Billiger Fisch eingeschleppt. „Das Problem hat sich in den letzten 100 Jahren verstärkt, vor allem in der Nachkriegszeit: Sowohl als Speisefisch als auch als Besatzfisch waren die atlantischen Bachforellen beliebt – weil billig.“ Meist wurden nicht erwachsene Fische, sondern ihre Eier eingeschleppt und in Österreich weiter gezüchtet. Besatzfische sind jene Tiere, die in Gewässern für die Sportfischerei gehalten werden. „Hier zählt die wirtschaftliche Frage stark: Je mehr Fische man in ein Gewässer setzt, umso mehr Lizenzen für Sportfischer kann man verkaufen.“

Im kürzlich abgeschlossenen Projekt „Troutcheck“ testeten die Wissenschaftler den Fischbestand aus 84 Fließgewässern und fanden in Kärnten nur vier und in der Steiermark nur zwei Fischpopulationen, die noch rein „einheimisch“ waren.

„In den anderen getesteten Gewässern herrscht eine starke Vermischung der Bachforellenstämme. In manchen waren 100 Prozent der Fische von atlantischer Abstammung“, sagt Weiss. Dies ist erstaunlich, da doch der einheimische Fischstamm besser an das Leben in den regionalen Gewässern angepasst ist – wie viele Studien zeigen.

„Der natürliche Fischbestand hat eine viel höhere Überlebensrate“, betont Weiss. Darum bemüht sich sein Team gemeinsam mit dem Naturschutzverband des jeweiligen Bundeslandes um eine Gegenbewegung, die weg vom eingeschleppten Besatzfisch geht und natürliche Fischstämme für Fischereibetriebe und zur Wiederbesiedelung „schmackhaft“ macht.


Gefährdete Huchen. Besonders heuer im „Jahr der Biodiversität“ sollte man darauf achten, dass an bestimmte Regionen angepasste Tiere dort auch überleben können. Bei dem hohen Vermischungsgrad der heimischen Bachforelle mit den eingeschleppten Stämmen sehen Wissenschaftler das Überleben der natürlichen Population aber gefährdet – und treten für sie als bevorzugten Besatzfisch ein.
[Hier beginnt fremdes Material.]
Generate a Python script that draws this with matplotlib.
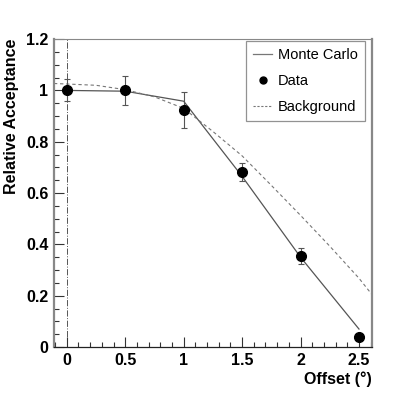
import matplotlib
matplotlib.use("Agg")
import matplotlib.pyplot as plt
from matplotlib.ticker import MultipleLocator
from matplotlib.lines import Line2D

plt.rcParams['font.family'] = ['Liberation Sans', 'DejaVu Sans']

# Data
offsets = [0.0, 0.5, 1.0, 1.5, 2.0, 2.5]
data_vals = [1.0, 1.0, 0.925, 0.683, 0.355, 0.04]
data_errs = [0.043, 0.055, 0.07, 0.035, 0.03, 0.0]
mc_vals = [1.0, 0.997, 0.958, 0.665, 0.35, 0.07]
bg_x = [-0.11, 0.0, 0.25, 0.5, 0.75, 1.0, 1.25, 1.5, 1.75, 2.0, 2.25, 2.5, 2.61]
bg_vals = [1.027, 1.025, 1.02, 1.003, 0.975, 0.93, 0.84, 0.745, 0.63, 0.513, 0.393, 0.268, 0.205]
xtick_vals = [0, 0.5, 1, 1.5, 2, 2.5]
xtick_labels = ['0', '0.5', '1', '1.5', '2', '2.5']
ytick_vals = [0, 0.2, 0.4, 0.6, 0.8, 1.0, 1.2]
ytick_labels = ['0', '0.2', '0.4', '0.6', '0.8', '1', '1.2']

fig = plt.figure(figsize=(4.15, 3.95), dpi=100)
ax = fig.add_axes([0.130, 0.1215, 0.766, 0.7795])

ax.axvline(0.0, color='#555555', lw=0.7, ls='-.', zorder=1)
ax.plot(offsets, mc_vals, color='#555555', lw=0.9, zorder=2)
ax.errorbar(offsets, data_vals, yerr=data_errs, fmt='o', color='black', ms=7,
            ecolor='#555555', elinewidth=0.8, capsize=2.5, capthick=0.8, zorder=3)
ax.plot(bg_x, bg_vals, color='#777777', lw=0.8, ls=(0, (3, 2.5)), zorder=2)

ax.set_xlim(-0.11, 2.61)
ax.set_ylim(0, 1.2)
ax.xaxis.set_minor_locator(MultipleLocator(0.1))
ax.yaxis.set_minor_locator(MultipleLocator(0.05))
ax.set_xticks(xtick_vals)
ax.set_xticklabels(xtick_labels)
ax.set_yticks(ytick_vals)
ax.set_yticklabels(ytick_labels)
ax.tick_params(which='both', direction='in', top=False, right=False,
               labelsize=11.5, color='#333333')
ax.tick_params(which='major', length=7, width=0.8, pad=4)
ax.tick_params(which='minor', length=3.5, width=0.8)
for lab in ax.get_xticklabels() + ax.get_yticklabels():
    lab.set_fontweight('bold')

ax.spines['left'].set_color('#888888')
ax.spines['left'].set_linewidth(1.6)
ax.spines['bottom'].set_color('#222222')
ax.spines['bottom'].set_linewidth(0.9)
ax.spines['top'].set_color('#888888')
ax.spines['right'].set_color('#888888')
ax.spines['right'].set_linewidth(1.6)

ax.set_xlabel('Offset (°)', fontsize=11.5, fontweight='bold', loc='right', labelpad=3)
ax.set_ylabel('Relative Acceptance', fontsize=11.5, fontweight='bold', loc='top', labelpad=5)

handles = [
    Line2D([], [], color='#777777', lw=0.9),
    Line2D([], [], color='black', marker='o', ls='none', ms=5),
    Line2D([], [], color='#777777', lw=0.8, ls=(0, (2, 1.5))),
]
labels = ['Monte Carlo', 'Data', 'Background']
leg = ax.legend(handles, labels, loc='upper right',
                bbox_to_anchor=(365 / 415, 1 - 41 / 395), bbox_transform=fig.transFigure,
                borderaxespad=0, fontsize=10.5,
                frameon=True, fancybox=False, edgecolor='#777777',
                handlelength=1.3, handletextpad=0.4, labelspacing=0.8,
                borderpad=0.5, numpoints=1)
leg.get_frame().set_linewidth(0.9)
leg.get_frame().set_facecolor('white')

fig.savefig('out.png', dpi=100)
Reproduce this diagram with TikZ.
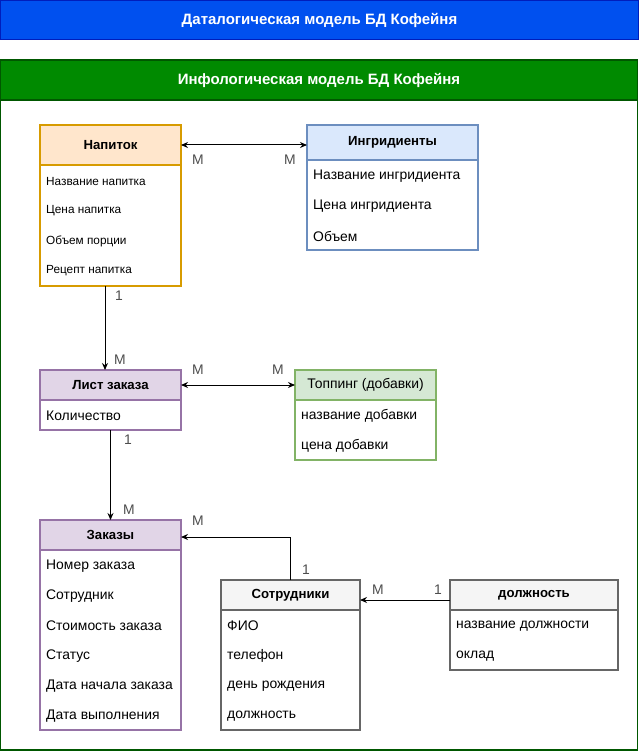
\documentclass[tikz,border=0pt]{standalone}
\usepackage{fontspec}
\setmainfont{Liberation Sans}
\usetikzlibrary{arrows.meta}
\definecolor{bluef}{HTML}{0050EF}
\definecolor{blues}{HTML}{001DBC}
\definecolor{greenf}{HTML}{008A00}
\definecolor{greens}{HTML}{005700}
\definecolor{orf}{HTML}{FFE6CC}
\definecolor{ors}{HTML}{D79B00}
\definecolor{lbf}{HTML}{DAE8FC}
\definecolor{lbs}{HTML}{6C8EBF}
\definecolor{puf}{HTML}{E1D5E7}
\definecolor{pus}{HTML}{9673A6}
\definecolor{grf}{HTML}{D5E8D4}
\definecolor{grs}{HTML}{82B366}
\definecolor{gyf}{HTML}{F5F5F5}
\definecolor{gys}{HTML}{666666}
\definecolor{lbl}{HTML}{4D4D4D}
\tikzset{
  box/.style={rectangle, anchor=north west, inner sep=0pt, outer sep=0pt, line width=1.2pt},
  banner/.style={box, text=white},
  ttl/.style={text=white, font=\fontsize{15}{18}\selectfont\bfseries},
  hdr/.style={font=\fontsize{13.2}{16}\selectfont\bfseries},
  row/.style={anchor=west, inner sep=0pt, font=\fontsize{13.9}{16}\selectfont},
  srow/.style={anchor=west, inner sep=0pt, font=\fontsize{11.8}{14}\selectfont},
  arr/.style={line width=1pt, -{Stealth[length=7pt,width=6pt]}},
  barr/.style={line width=1pt, {Stealth[length=7pt,width=6pt]}-{Stealth[length=7pt,width=6pt]}},
  card/.style={text=lbl, font=\fontsize{13.9}{16}\selectfont, inner sep=0pt}
}
\begin{document}
\begin{tikzpicture}[x=1pt,y=-1pt]
\useasboundingbox (0,0) rectangle (639,751);
% banners
\node[banner, fill=bluef, draw=blues, minimum width=638pt, minimum height=39pt] (dbanner) at (0.5,0.5) {};
\node[ttl] (dtitle) at (dbanner.center) {Даталогическая модель БД Кофейня};
\node[box, draw=greens, minimum width=637pt, minimum height=690pt] (gframe) at (0.5,60) {};
\node[box, fill=greenf, draw=greens, minimum width=637pt, minimum height=40pt] (gbanner) at (0.5,60) {};
\node[ttl] (gtitle) at (gbanner.center) {Инфологическая модель БД Кофейня};

% Напиток
\node[box, draw=ors, fill=white, minimum width=141pt, minimum height=161pt] (napB) at (40,125) {};
\node[box, draw=ors, fill=orf, minimum width=141pt, minimum height=40pt, hdr] (napH) at (40,125) {Напиток};
\node[srow] (nap1) at (46,181) {Название напитка};
\node[srow] (nap2) at (46,211) {Цена напитка};
\node[srow] (nap3) at (46,241) {Объем порции};
\node[srow] (nap4) at (46,271) {Рецепт напитка};

% Ингридиенты
\node[box, draw=lbs, fill=white, minimum width=171pt, minimum height=125pt] (ingB) at (307,125) {};
\node[box, draw=lbs, fill=lbf, minimum width=171pt, minimum height=35pt, hdr] (ingH) at (307,125) {Ингридиенты};
\node[row] (ing1) at (313,176) {Название ингридиента};
\node[row] (ing2) at (313,206) {Цена ингридиента};
\node[row] (ing3) at (313,236) {Объем};

% Лист заказа
\node[box, draw=pus, fill=white, minimum width=141pt, minimum height=60pt] (lstB) at (40,370) {};
\node[box, draw=pus, fill=puf, minimum width=141pt, minimum height=30pt, hdr] (lstH) at (40,370) {Лист заказа};
\node[row] (lst1) at (46,416) {Количество};

% Топпинг
\node[box, draw=grs, fill=white, minimum width=141pt, minimum height=90pt] (topB) at (295,370) {};
\node[box, draw=grs, fill=grf, minimum width=141pt, minimum height=30pt, font=\fontsize{13.9}{16}\selectfont] (topH) at (295,370) {Топпинг (добавки)};
\node[row] (top1) at (301,416) {название добавки};
\node[row] (top2) at (301,446) {цена добавки};

% Заказы
\node[box, draw=pus, fill=white, minimum width=141pt, minimum height=210pt] (zakB) at (40,520) {};
\node[box, draw=pus, fill=puf, minimum width=141pt, minimum height=30pt, hdr] (zakH) at (40,520) {Заказы};
\node[row] (zak1) at (46,566) {Номер заказа};
\node[row] (zak2) at (46,596) {Сотрудник};
\node[row] (zak3) at (46,626) {Стоимость заказа};
\node[row] (zak4) at (46,656) {Статус};
\node[row] (zak5) at (46,686) {Дата начала заказа};
\node[row] (zak6) at (46,716) {Дата выполнения};

% Сотрудники
\node[box, draw=gys, fill=white, minimum width=139pt, minimum height=150pt] (sotB) at (221,580) {};
\node[box, draw=gys, fill=gyf, minimum width=139pt, minimum height=30pt, hdr] (sotH) at (221,580) {Сотрудники};
\node[row] (sot1) at (227,626) {ФИО};
\node[row] (sot2) at (227,656) {телефон};
\node[row] (sot3) at (227,686) {день рождения};
\node[row] (sot4) at (227,716) {должность};

% должность
\node[box, draw=gys, fill=white, minimum width=168pt, minimum height=90pt] (dolB) at (450,580) {};
\node[box, draw=gys, fill=gyf, minimum width=168pt, minimum height=30pt, hdr] (dolH) at (450,580) {должность};
\node[row] (dol1) at (456,626) {название должности};
\node[row] (dol2) at (456,656) {оклад};

% connectors
\draw[barr] (napH.east) -- (napH.east -| ingH.west);
\node[card] (c1) at (198,160) {M};
\node[card] (c2) at (290,160) {M};

\draw[arr] ([xshift=-5.5pt]napB.south) -- ([xshift=-5.5pt]lstH.north);
\node[card] (c3) at (119,296) {1};
\node[card] (c4) at (120,360) {M};

\draw[barr] (lstH.east) -- (topH.west);
\node[card] (c5) at (198,370) {M};
\node[card] (c6) at (278,370) {M};

\draw[arr] (lstB.south) -- (zakH.north);
\node[card] (c7) at (128,440) {1};
\node[card] (c8) at (129,510) {M};

\draw[arr] (sotH.north) |- ([yshift=-2pt]zakH.east);
\node[card] (c9) at (306,570) {1};
\node[card] (c10) at (198,521) {M};

\draw[arr] ([yshift=-5pt]dolH.west) -- ([yshift=-5pt]sotH.east);
\node[card] (c11) at (378,590) {M};
\node[card] (c12) at (438,590) {1};
\end{tikzpicture}
\end{document}
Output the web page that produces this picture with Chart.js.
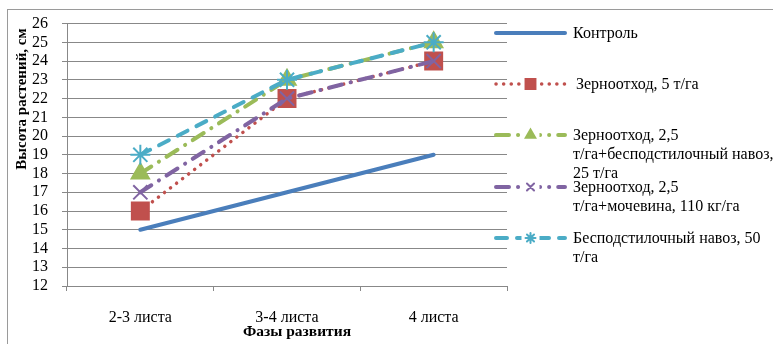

Derzeit arbeitet Weiss' Team daran, einen weiteren genetischen Nachweis heimischer Fischpopulationen zu erbringen: Flussabwärts von Leoben gelang Naturschützern in den letzten Jahren eine Wiederbesiedelung der fast ausgestorbenen Huchen, die zu den größten Lachsfischen gehören (etwa einen Meter lang). „In Graz hat sich eine Huchenpopulation etabliert, die jetzt aber mit einem neu geplanten Kraftwerk gefährdet wird. Das Argument der Kraftwerkbefürworter ist, dass diese Fische ohnehin nur künstlich ausgesetzt wurden. Wir versuchen nun durch genetische Methoden festzustellen, ob die Huchen in der Mur dem ursprünglichen Bestand entsprechen.“ Ein solcher wissenschaftlicher Nachweis würde die Huchen noch schützenswerter machen, als sie ohnehin sind.